This short documentary (12 minutes) shows how Belo Horizonte, a city of 2.5 million people in Minas Gerais, Brazil, came up with a policy to ensure that no citizen went hungry.
In 1993, the new mayor of the city, Patrus Ananias, began by creating a city agency, including a 20-member council of citizen, labor, business and church representatives, to design and implement a new food system in the city. In the video Ananias explains that he came from a poor family and understands what it is like to be hungry. He wanted to solve the hunger situation in the city.
Back then, the city had 2.5 million residents, which included 275,000 people living in abject poverty, and around 20% of children were going to bed hungry each night.

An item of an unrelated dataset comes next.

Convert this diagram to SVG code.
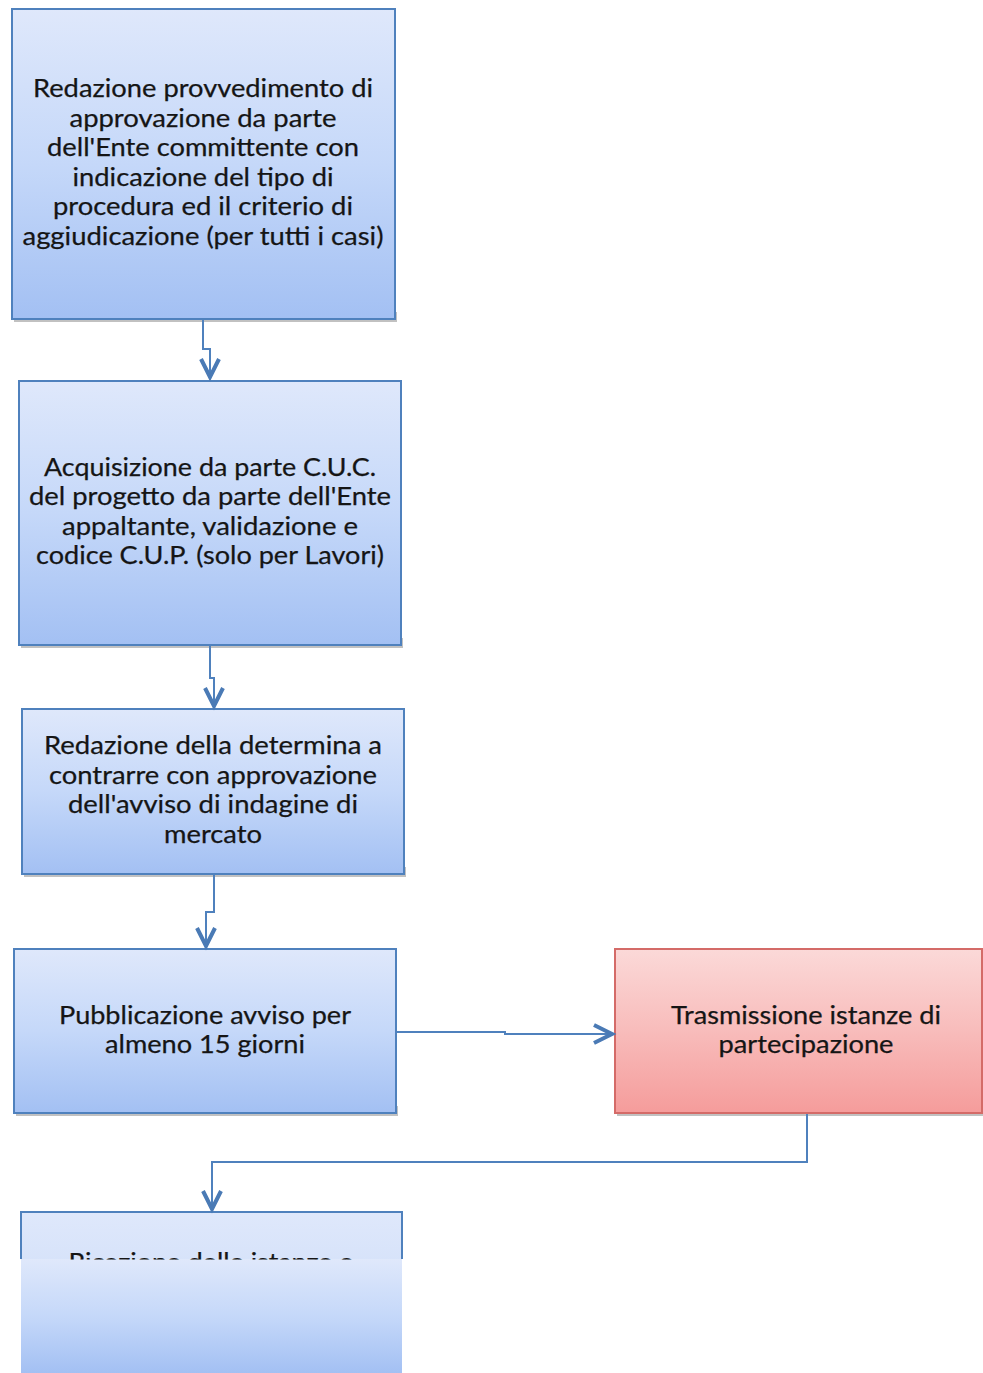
<svg xmlns="http://www.w3.org/2000/svg" width="983" height="1373" viewBox="0 0 983 1373">
<defs>
<linearGradient id="gBlue" x1="0" y1="0" x2="0" y2="1">
<stop offset="0" stop-color="#dfe8fb"/>
<stop offset="0.5" stop-color="#c5d8f9"/>
<stop offset="1" stop-color="#a3c0f3"/>
</linearGradient>
<linearGradient id="gRed" x1="0" y1="0" x2="0" y2="1">
<stop offset="0" stop-color="#fbd9d8"/>
<stop offset="0.5" stop-color="#f8bcbb"/>
<stop offset="1" stop-color="#f59c9b"/>
</linearGradient>
<linearGradient id="gBlueTop" x1="0" y1="0" x2="0" y2="1">
<stop offset="0" stop-color="#dfe8fb"/>
<stop offset="1" stop-color="#d7e3fa"/>
</linearGradient>
<clipPath id="cut"><rect x="0" y="1200" width="983" height="59.5"/></clipPath>
</defs>
<style>
.box{fill:url(#gBlue);stroke:#4f81bd;stroke-width:2}
.red{fill:url(#gRed);stroke:#d46b68;stroke-width:2}
.sh{fill:#8e8e8e;opacity:0.55}
.t{font-family:Lato,"Open Sans","Liberation Sans",sans-serif;font-size:25px;fill:#151515;text-anchor:middle;stroke:#151515;stroke-width:0.25}
.c{fill:none;stroke:#4f81bd;stroke-width:2}
.a{fill:none;stroke:#4a7ab5;stroke-width:4;stroke-linejoin:miter}
</style>
<rect width="983" height="1373" fill="#ffffff"/>

<g id="n1">
<rect class="sh" x="14" y="312" width="383" height="10"/>
<rect class="box" x="12" y="9" width="383" height="310"/>
<text class="t" x="203" y="97" textLength="340" lengthAdjust="spacingAndGlyphs">Redazione provvedimento di</text>
<text class="t" x="203" y="127" textLength="267" lengthAdjust="spacingAndGlyphs">approvazione da parte</text>
<text class="t" x="203" y="156" textLength="312" lengthAdjust="spacingAndGlyphs">dell'Ente committente con</text>
<text class="t" x="203" y="186" textLength="261" lengthAdjust="spacingAndGlyphs">indicazione del tipo di</text>
<text class="t" x="203" y="215" textLength="300" lengthAdjust="spacingAndGlyphs">procedura ed il criterio di</text>
<text class="t" x="203" y="245" textLength="361" lengthAdjust="spacingAndGlyphs">aggiudicazione (per tutti i casi)</text>
</g>

<g id="n2">
<rect class="sh" x="21" y="638" width="382" height="10"/>
<rect class="box" x="19" y="381" width="382" height="264"/>
<text class="t" x="210" y="476" textLength="332" lengthAdjust="spacingAndGlyphs">Acquisizione da parte C.U.C.</text>
<text class="t" x="210" y="505" textLength="362" lengthAdjust="spacingAndGlyphs">del progetto da parte dell'Ente</text>
<text class="t" x="210" y="535" textLength="296" lengthAdjust="spacingAndGlyphs">appaltante, validazione e</text>
<text class="t" x="210" y="564" textLength="348" lengthAdjust="spacingAndGlyphs">codice C.U.P. (solo per Lavori)</text>
</g>

<g id="n3">
<rect class="sh" x="24" y="867" width="382" height="10"/>
<rect class="box" x="22" y="709" width="382" height="165"/>
<text class="t" x="213" y="754" textLength="338" lengthAdjust="spacingAndGlyphs">Redazione della determina a</text>
<text class="t" x="213" y="784" textLength="328" lengthAdjust="spacingAndGlyphs">contrarre con approvazione</text>
<text class="t" x="213" y="813" textLength="290" lengthAdjust="spacingAndGlyphs">dell'avviso di indagine di</text>
<text class="t" x="213" y="843" textLength="98" lengthAdjust="spacingAndGlyphs">mercato</text>
</g>

<g id="n4">
<rect class="sh" x="16" y="1106" width="382" height="10"/>
<rect class="box" x="14" y="949" width="382" height="164"/>
<text class="t" x="205" y="1024" textLength="292" lengthAdjust="spacingAndGlyphs">Pubblicazione avviso per</text>
<text class="t" x="205" y="1053" textLength="200" lengthAdjust="spacingAndGlyphs">almeno 15 giorni</text>
</g>

<g id="n5">
<rect class="sh" x="617" y="1106" width="366" height="10"/>
<rect class="red" x="615" y="949" width="367" height="164"/>
<text class="t" x="806" y="1024" textLength="270" lengthAdjust="spacingAndGlyphs">Trasmissione istanze di</text>
<text class="t" x="806" y="1053" textLength="175" lengthAdjust="spacingAndGlyphs">partecipazione</text>
</g>

<g id="n6">
<rect x="21" y="1212" width="381" height="48" fill="url(#gBlueTop)"/>
<rect x="21" y="1259" width="381" height="114" fill="url(#gBlue)"/>
<path d="M21 1259 V1212 H402 V1259" fill="none" stroke="#4f81bd" stroke-width="2"/>
<g clip-path="url(#cut)">
<text class="t" x="211" y="1271" textLength="285" lengthAdjust="spacingAndGlyphs">Ricezione delle istanze e</text>
</g>
</g>

<g id="connectors">
<path class="c" d="M203 320 V349 H210 V376"/>
<path class="a" d="M201 359 L210 377 L219 359"/>
<path class="c" d="M210 646 V678 H214 V706"/>
<path class="a" d="M205 688 L214 706 L223 688"/>
<path class="c" d="M214 875 V912 H206 V946"/>
<path class="a" d="M197 928 L206 946 L215 928"/>
<path class="c" d="M396 1032 H505 V1034 H611"/>
<path class="a" d="M594 1025 L612 1034 L594 1043"/>
<path class="c" d="M807 1114 V1162 H212 V1209"/>
<path class="a" d="M203 1191 L212 1209 L221 1191"/>
</g>
</svg>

The city went about involving regular citizens in allocating municipal resources, giving public space for local family farmers to sell their wares, and saving residents money by taking out the middleman and reducing costs. The farmers got more for their produce, and the public could more readily afford the fresh, healthy food.
On top of this the city ensured that children received good healthy food at school each day, free of charge.
Another great idea was the three large, airy “People’s Restaurants” (Restaurante Popular), plus a few smaller venues, that daily serve 12,000 or more people using mostly locally grown food for the equivalent of less than 50 cents a meal.
Through all these endeavors, Belo Horizonte has cut its infant death rate by more than half and the initiatives benefit almost 40% of the city's population.
One six-month period in 1999 saw infant malnutrition in a sample group reduced by 50 percent.
Other results show that between 1993 and 2002 Belo Horizonte was the only locality in which consumption of fruits and vegetables went up.
The cost to the local government was around $10 million annually, or less than 2 percent of the city budget. That’s about a penny a day per Belo Horizonte resident.